Task goal ▸ Can you transcribe the data exactly? Leave the pictures out.
■ ■ ■ ■ ■
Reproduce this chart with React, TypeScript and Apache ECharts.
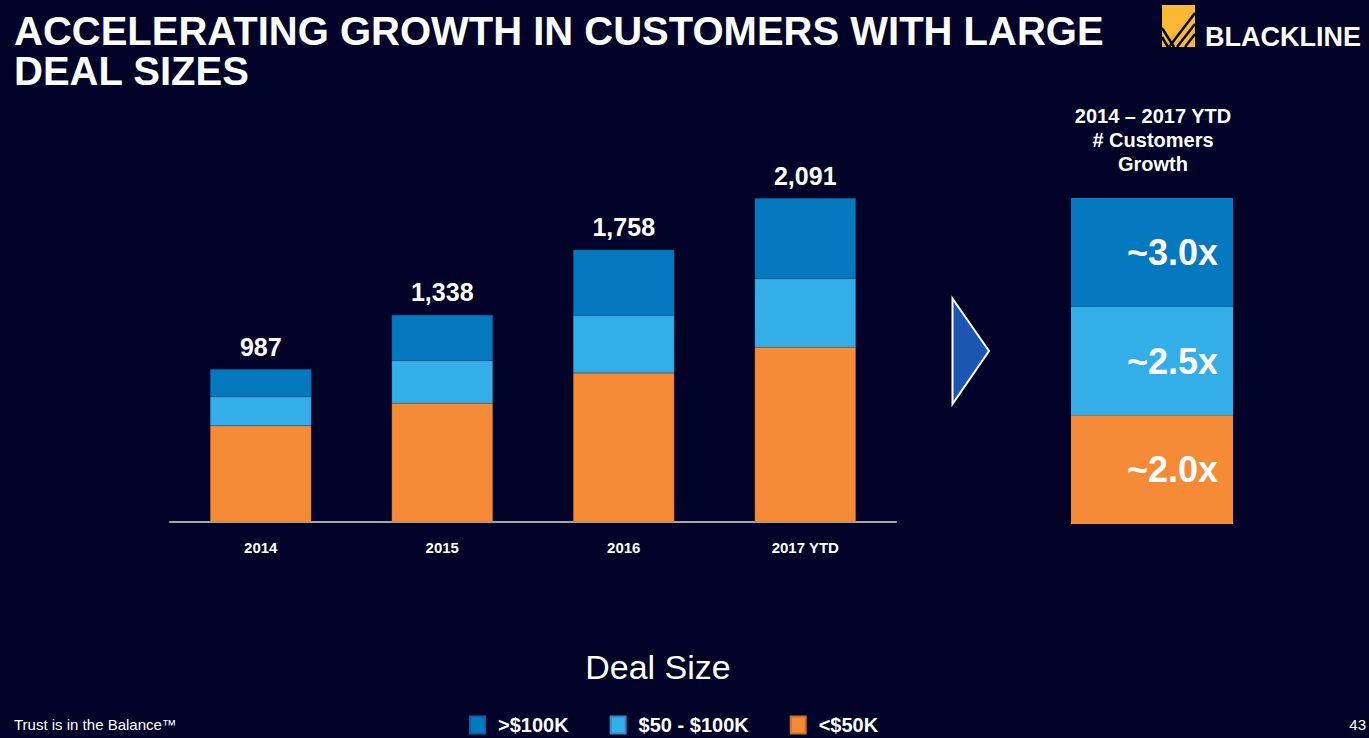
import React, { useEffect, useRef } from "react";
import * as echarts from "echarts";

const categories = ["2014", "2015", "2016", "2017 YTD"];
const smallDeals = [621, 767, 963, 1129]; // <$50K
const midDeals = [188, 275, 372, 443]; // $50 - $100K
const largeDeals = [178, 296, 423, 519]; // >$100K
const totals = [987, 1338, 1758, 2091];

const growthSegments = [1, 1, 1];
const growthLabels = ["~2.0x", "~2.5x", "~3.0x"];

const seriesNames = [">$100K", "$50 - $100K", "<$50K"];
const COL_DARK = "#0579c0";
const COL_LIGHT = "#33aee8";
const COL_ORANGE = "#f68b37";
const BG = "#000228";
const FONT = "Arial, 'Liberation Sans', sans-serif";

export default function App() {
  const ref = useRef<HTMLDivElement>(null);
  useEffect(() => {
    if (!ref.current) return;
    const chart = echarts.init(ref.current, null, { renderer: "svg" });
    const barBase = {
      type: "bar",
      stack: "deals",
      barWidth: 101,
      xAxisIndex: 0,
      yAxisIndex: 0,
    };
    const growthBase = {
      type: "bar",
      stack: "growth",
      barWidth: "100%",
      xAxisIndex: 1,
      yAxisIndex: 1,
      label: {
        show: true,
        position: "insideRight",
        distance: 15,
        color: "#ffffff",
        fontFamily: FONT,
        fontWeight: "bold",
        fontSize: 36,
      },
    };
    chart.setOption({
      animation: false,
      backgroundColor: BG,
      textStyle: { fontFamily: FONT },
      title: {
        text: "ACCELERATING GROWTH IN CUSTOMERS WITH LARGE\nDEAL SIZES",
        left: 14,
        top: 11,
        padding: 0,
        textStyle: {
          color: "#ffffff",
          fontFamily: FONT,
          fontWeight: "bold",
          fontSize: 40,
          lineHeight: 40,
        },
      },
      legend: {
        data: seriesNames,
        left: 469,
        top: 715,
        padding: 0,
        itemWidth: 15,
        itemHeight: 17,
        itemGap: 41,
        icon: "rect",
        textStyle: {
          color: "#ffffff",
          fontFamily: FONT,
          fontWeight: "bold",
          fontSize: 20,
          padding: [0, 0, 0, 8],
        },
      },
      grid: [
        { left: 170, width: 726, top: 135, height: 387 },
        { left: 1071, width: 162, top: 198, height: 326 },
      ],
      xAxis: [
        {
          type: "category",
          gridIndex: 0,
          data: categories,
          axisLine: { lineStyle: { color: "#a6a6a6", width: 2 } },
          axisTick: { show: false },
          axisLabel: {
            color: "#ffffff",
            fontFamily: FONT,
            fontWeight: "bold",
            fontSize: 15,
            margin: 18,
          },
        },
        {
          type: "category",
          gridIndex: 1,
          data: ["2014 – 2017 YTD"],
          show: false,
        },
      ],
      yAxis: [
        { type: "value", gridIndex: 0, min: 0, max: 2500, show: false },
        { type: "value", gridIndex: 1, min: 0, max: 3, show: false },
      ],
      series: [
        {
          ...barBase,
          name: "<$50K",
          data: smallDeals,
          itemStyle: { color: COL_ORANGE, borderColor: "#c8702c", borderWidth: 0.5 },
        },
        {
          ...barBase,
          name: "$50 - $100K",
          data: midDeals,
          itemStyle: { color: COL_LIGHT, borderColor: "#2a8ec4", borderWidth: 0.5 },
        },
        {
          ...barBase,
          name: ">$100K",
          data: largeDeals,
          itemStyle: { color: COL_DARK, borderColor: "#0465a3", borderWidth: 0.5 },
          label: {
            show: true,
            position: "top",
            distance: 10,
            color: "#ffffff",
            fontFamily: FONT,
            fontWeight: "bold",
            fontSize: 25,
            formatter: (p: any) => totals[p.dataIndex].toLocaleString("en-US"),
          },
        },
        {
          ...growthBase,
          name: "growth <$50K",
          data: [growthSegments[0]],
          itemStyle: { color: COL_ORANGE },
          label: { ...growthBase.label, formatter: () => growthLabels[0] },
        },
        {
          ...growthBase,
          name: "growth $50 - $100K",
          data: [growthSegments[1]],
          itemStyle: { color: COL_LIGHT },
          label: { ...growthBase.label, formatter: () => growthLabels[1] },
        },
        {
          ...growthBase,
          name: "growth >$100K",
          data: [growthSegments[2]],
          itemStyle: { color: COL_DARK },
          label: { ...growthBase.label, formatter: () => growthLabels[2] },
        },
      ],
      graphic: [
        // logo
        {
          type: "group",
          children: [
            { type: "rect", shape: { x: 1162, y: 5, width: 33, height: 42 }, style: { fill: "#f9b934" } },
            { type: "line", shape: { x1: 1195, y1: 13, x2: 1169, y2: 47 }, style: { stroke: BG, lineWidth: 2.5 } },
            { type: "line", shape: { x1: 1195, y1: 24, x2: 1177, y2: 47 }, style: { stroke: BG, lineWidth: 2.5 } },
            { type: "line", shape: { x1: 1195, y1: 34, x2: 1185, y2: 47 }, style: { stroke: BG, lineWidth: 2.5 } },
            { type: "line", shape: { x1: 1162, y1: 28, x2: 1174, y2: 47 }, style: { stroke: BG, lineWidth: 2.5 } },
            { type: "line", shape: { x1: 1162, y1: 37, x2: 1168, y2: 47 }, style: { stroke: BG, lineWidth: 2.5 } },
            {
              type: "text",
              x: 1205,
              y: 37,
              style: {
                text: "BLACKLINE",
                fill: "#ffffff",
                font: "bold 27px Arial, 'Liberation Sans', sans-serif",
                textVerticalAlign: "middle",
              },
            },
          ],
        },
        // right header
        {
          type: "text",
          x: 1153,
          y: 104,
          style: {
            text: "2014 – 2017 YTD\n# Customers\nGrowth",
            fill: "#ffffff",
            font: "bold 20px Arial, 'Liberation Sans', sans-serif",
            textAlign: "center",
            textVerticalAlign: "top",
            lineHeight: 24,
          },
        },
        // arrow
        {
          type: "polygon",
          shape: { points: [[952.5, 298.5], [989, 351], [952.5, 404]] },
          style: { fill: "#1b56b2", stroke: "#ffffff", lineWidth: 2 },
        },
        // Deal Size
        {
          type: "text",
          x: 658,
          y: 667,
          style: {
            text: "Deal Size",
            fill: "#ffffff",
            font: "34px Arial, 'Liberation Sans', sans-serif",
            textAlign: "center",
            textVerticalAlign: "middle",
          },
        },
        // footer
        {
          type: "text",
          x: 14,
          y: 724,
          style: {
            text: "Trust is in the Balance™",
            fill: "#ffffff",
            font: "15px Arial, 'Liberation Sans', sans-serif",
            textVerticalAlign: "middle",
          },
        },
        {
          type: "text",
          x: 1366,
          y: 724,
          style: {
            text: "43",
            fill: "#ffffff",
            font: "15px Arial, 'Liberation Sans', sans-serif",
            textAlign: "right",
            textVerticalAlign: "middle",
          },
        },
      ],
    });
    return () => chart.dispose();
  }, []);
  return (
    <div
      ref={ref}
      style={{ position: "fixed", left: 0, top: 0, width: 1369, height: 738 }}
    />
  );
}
■ ■ ■ ■ ■
Response ▸
Reproduce this chart with React, TypeScript and Apache ECharts.
import React, { useEffect, useRef } from "react";
import * as echarts from "echarts";

const categories = ["2014", "2015", "2016", "2017 YTD"];
const smallDeals = [621, 767, 963, 1129]; // <$50K
const midDeals = [188, 275, 372, 443]; // $50 - $100K
const largeDeals = [178, 296, 423, 519]; // >$100K
const totals = [987, 1338, 1758, 2091];

const growthSegments = [1, 1, 1];
const growthLabels = ["~2.0x", "~2.5x", "~3.0x"];

const seriesNames = [">$100K", "$50 - $100K", "<$50K"];
const COL_DARK = "#0579c0";
const COL_LIGHT = "#33aee8";
const COL_ORANGE = "#f68b37";
const BG = "#000228";
const FONT = "Arial, 'Liberation Sans', sans-serif";

export default function App() {
  const ref = useRef<HTMLDivElement>(null);
  useEffect(() => {
    if (!ref.current) return;
    const chart = echarts.init(ref.current, null, { renderer: "svg" });
    const barBase = {
      type: "bar",
      stack: "deals",
      barWidth: 101,
      xAxisIndex: 0,
      yAxisIndex: 0,
    };
    const growthBase = {
      type: "bar",
      stack: "growth",
      barWidth: "100%",
      xAxisIndex: 1,
      yAxisIndex: 1,
      label: {
        show: true,
        position: "insideRight",
        distance: 15,
        color: "#ffffff",
        fontFamily: FONT,
        fontWeight: "bold",
        fontSize: 36,
      },
    };
    chart.setOption({
      animation: false,
      backgroundColor: BG,
      textStyle: { fontFamily: FONT },
      title: {
        text: "ACCELERATING GROWTH IN CUSTOMERS WITH LARGE\nDEAL SIZES",
        left: 14,
        top: 11,
        padding: 0,
        textStyle: {
          color: "#ffffff",
          fontFamily: FONT,
          fontWeight: "bold",
          fontSize: 40,
          lineHeight: 40,
        },
      },
      legend: {
        data: seriesNames,
        left: 469,
        top: 715,
        padding: 0,
        itemWidth: 15,
        itemHeight: 17,
        itemGap: 41,
        icon: "rect",
        textStyle: {
          color: "#ffffff",
          fontFamily: FONT,
          fontWeight: "bold",
          fontSize: 20,
          padding: [0, 0, 0, 8],
        },
      },
      grid: [
        { left: 170, width: 726, top: 135, height: 387 },
        { left: 1071, width: 162, top: 198, height: 326 },
      ],
      xAxis: [
        {
          type: "category",
          gridIndex: 0,
          data: categories,
          axisLine: { lineStyle: { color: "#a6a6a6", width: 2 } },
          axisTick: { show: false },
          axisLabel: {
            color: "#ffffff",
            fontFamily: FONT,
            fontWeight: "bold",
            fontSize: 15,
            margin: 18,
          },
        },
        {
          type: "category",
          gridIndex: 1,
          data: ["2014 – 2017 YTD"],
          show: false,
        },
      ],
      yAxis: [
        { type: "value", gridIndex: 0, min: 0, max: 2500, show: false },
        { type: "value", gridIndex: 1, min: 0, max: 3, show: false },
      ],
      series: [
        {
          ...barBase,
          name: "<$50K",
          data: smallDeals,
          itemStyle: { color: COL_ORANGE, borderColor: "#c8702c", borderWidth: 0.5 },
        },
        {
          ...barBase,
          name: "$50 - $100K",
          data: midDeals,
          itemStyle: { color: COL_LIGHT, borderColor: "#2a8ec4", borderWidth: 0.5 },
        },
        {
          ...barBase,
          name: ">$100K",
          data: largeDeals,
          itemStyle: { color: COL_DARK, borderColor: "#0465a3", borderWidth: 0.5 },
          label: {
            show: true,
            position: "top",
            distance: 10,
            color: "#ffffff",
            fontFamily: FONT,
            fontWeight: "bold",
            fontSize: 25,
            formatter: (p: any) => totals[p.dataIndex].toLocaleString("en-US"),
          },
        },
        {
          ...growthBase,
          name: "growth <$50K",
          data: [growthSegments[0]],
          itemStyle: { color: COL_ORANGE },
          label: { ...growthBase.label, formatter: () => growthLabels[0] },
        },
        {
          ...growthBase,
          name: "growth $50 - $100K",
          data: [growthSegments[1]],
          itemStyle: { color: COL_LIGHT },
          label: { ...growthBase.label, formatter: () => growthLabels[1] },
        },
        {
          ...growthBase,
          name: "growth >$100K",
          data: [growthSegments[2]],
          itemStyle: { color: COL_DARK },
          label: { ...growthBase.label, formatter: () => growthLabels[2] },
        },
      ],
      graphic: [
        // logo
        {
          type: "group",
          children: [
            { type: "rect", shape: { x: 1162, y: 5, width: 33, height: 42 }, style: { fill: "#f9b934" } },
            { type: "line", shape: { x1: 1195, y1: 13, x2: 1169, y2: 47 }, style: { stroke: BG, lineWidth: 2.5 } },
            { type: "line", shape: { x1: 1195, y1: 24, x2: 1177, y2: 47 }, style: { stroke: BG, lineWidth: 2.5 } },
            { type: "line", shape: { x1: 1195, y1: 34, x2: 1185, y2: 47 }, style: { stroke: BG, lineWidth: 2.5 } },
            { type: "line", shape: { x1: 1162, y1: 28, x2: 1174, y2: 47 }, style: { stroke: BG, lineWidth: 2.5 } },
            { type: "line", shape: { x1: 1162, y1: 37, x2: 1168, y2: 47 }, style: { stroke: BG, lineWidth: 2.5 } },
            {
              type: "text",
              x: 1205,
              y: 37,
              style: {
                text: "BLACKLINE",
                fill: "#ffffff",
                font: "bold 27px Arial, 'Liberation Sans', sans-serif",
                textVerticalAlign: "middle",
              },
            },
          ],
        },
        // right header
        {
          type: "text",
          x: 1153,
          y: 104,
          style: {
            text: "2014 – 2017 YTD\n# Customers\nGrowth",
            fill: "#ffffff",
            font: "bold 20px Arial, 'Liberation Sans', sans-serif",
            textAlign: "center",
            textVerticalAlign: "top",
            lineHeight: 24,
          },
        },
        // arrow
        {
          type: "polygon",
          shape: { points: [[952.5, 298.5], [989, 351], [952.5, 404]] },
          style: { fill: "#1b56b2", stroke: "#ffffff", lineWidth: 2 },
        },
        // Deal Size
        {
          type: "text",
          x: 658,
          y: 667,
          style: {
            text: "Deal Size",
            fill: "#ffffff",
            font: "34px Arial, 'Liberation Sans', sans-serif",
            textAlign: "center",
            textVerticalAlign: "middle",
          },
        },
        // footer
        {
          type: "text",
          x: 14,
          y: 724,
          style: {
            text: "Trust is in the Balance™",
            fill: "#ffffff",
            font: "15px Arial, 'Liberation Sans', sans-serif",
            textVerticalAlign: "middle",
          },
        },
        {
          type: "text",
          x: 1366,
          y: 724,
          style: {
            text: "43",
            fill: "#ffffff",
            font: "15px Arial, 'Liberation Sans', sans-serif",
            textAlign: "right",
            textVerticalAlign: "middle",
          },
        },
      ],
    });
    return () => chart.dispose();
  }, []);
  return (
    <div
      ref={ref}
      style={{ position: "fixed", left: 0, top: 0, width: 1369, height: 738 }}
    />
  );
}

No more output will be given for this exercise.